| Wednesday 09 July | 20:00 | Sky Movies Family |
"At night in the museum, everything comes alive," says the blurb. Everything, that is, except the script.
With Ben Stiller, Ricky Gervais and Steve Coogan aboard, this should have been a prized comedy exhibit...but thanks to lacklustre dialogue and journeyman directing from Shawn Levy it's a bit of a knackered relic.
Stiller plays perpetual dreamer Larry Daley, a single dad who grudgingly accepts a lowly job as a security guard on the night shift at New York's National History Museum.
The old guard (literally) - Dick Van Dyke, Mickey Rooney Bill Cobbs - hand over the keys and Larry's left on his own - or so he thinks. He senses something is not right and, lo!, the T-Rex skeleton in the main hall springs into life.
And it's not alone.
Soon the marble halls are swarming with animated exhibits - the waxwork of Teddy Roosevelt (Williams) is on his feet, Attila The Hun is pacing the stairwells and Coogan's miniature Roman Centurion is locked in a power struggle with Owen Wilson's posse of titchy cowboys.
Perturbed, as you might be, Larry panics...but soon learns to marshall the walking, talking displays and even invites his son Jack to the museum after hours to witness the bizarre spectacle.

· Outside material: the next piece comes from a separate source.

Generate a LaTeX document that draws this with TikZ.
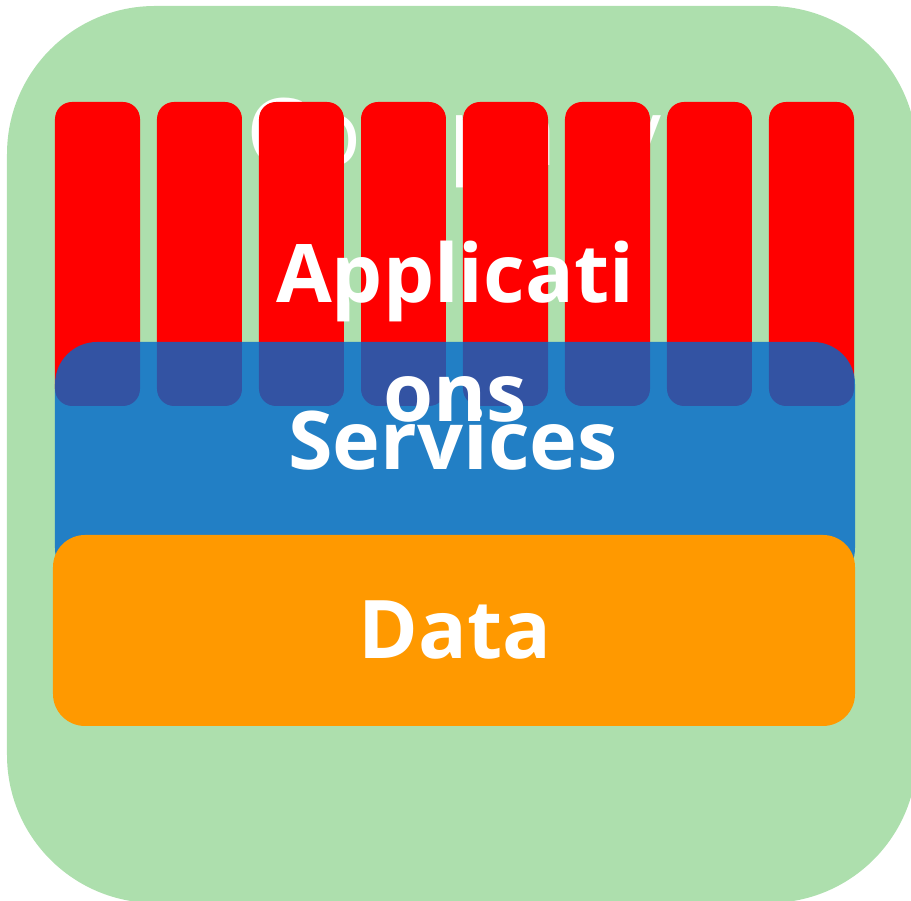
\documentclass[tikz,border=0pt]{standalone}
\usepackage{fontspec}
\setmainfont{Open Sans}
\usepackage{xcolor}

\definecolor{bggreen}{RGB}{173,223,173}
\definecolor{appred}{RGB}{255,0,0}
\definecolor{srvblue}{RGB}{0,104,204}
\definecolor{dataorange}{RGB}{255,153,0}

\begin{document}
\begin{tikzpicture}[x=0.01cm, y=-0.01cm,
    layer/.style={white, font=\bfseries\fontsize{23}{34}\selectfont}]

% Canvas
\useasboundingbox (0,0) rectangle (911,901);
\clip (0,0) rectangle (911,901);

% Company (green background)
\fill[bggreen, rounded corners=1.48cm] (7,6) rectangle (917,903);
\node[white, anchor=base, font=\fontsize{26.5}{34}\selectfont] (company) at (454,166) {Company};

% Applications (red columns)
\foreach \i in {0,...,7} {
    \fill[appred, rounded corners=0.17cm] (55+\i*102,102) rectangle (140+\i*102,406);
}

% Services (blue band, see-through)
\fill[srvblue, fill opacity=0.8, rounded corners=0.42cm] (55,342) rectangle (855,590);

% Data (orange band)
\fill[dataorange, rounded corners=0.32cm] (53,535) rectangle (855,726);

% Labels
\node[layer, align=center, anchor=base] (applications) at (455,422) {Applicati\\ons};
\node[layer, anchor=base] (services) at (453,470) {Services};
\node[layer, anchor=base] (data) at (455,659) {Data};

\end{tikzpicture}
\end{document}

The spectacle is, in fact, a pretty impressive sight with Coogan's legions swarming about in a style reminiscent of Michael Bentine's Potty Time while the bone-chasing dinosaur skeleton appears one of Jurassic Park's cuddlier residents.
However, the potential to create something memorable is lost with director Shawn "The Pink Panther" Levy happy to aim the movie's appeal squarely at a young teenage audience.
The result is that Coogan and Gervais - essentially adult performers - are wasted while Stiller, the comedy chameleon, is left to shoulder a film that gets to be a bit of a deadweight.
It's a shame that what could have been a veritable V&A of comedy becomes a Keswick Pencil Museum of lost opportunities.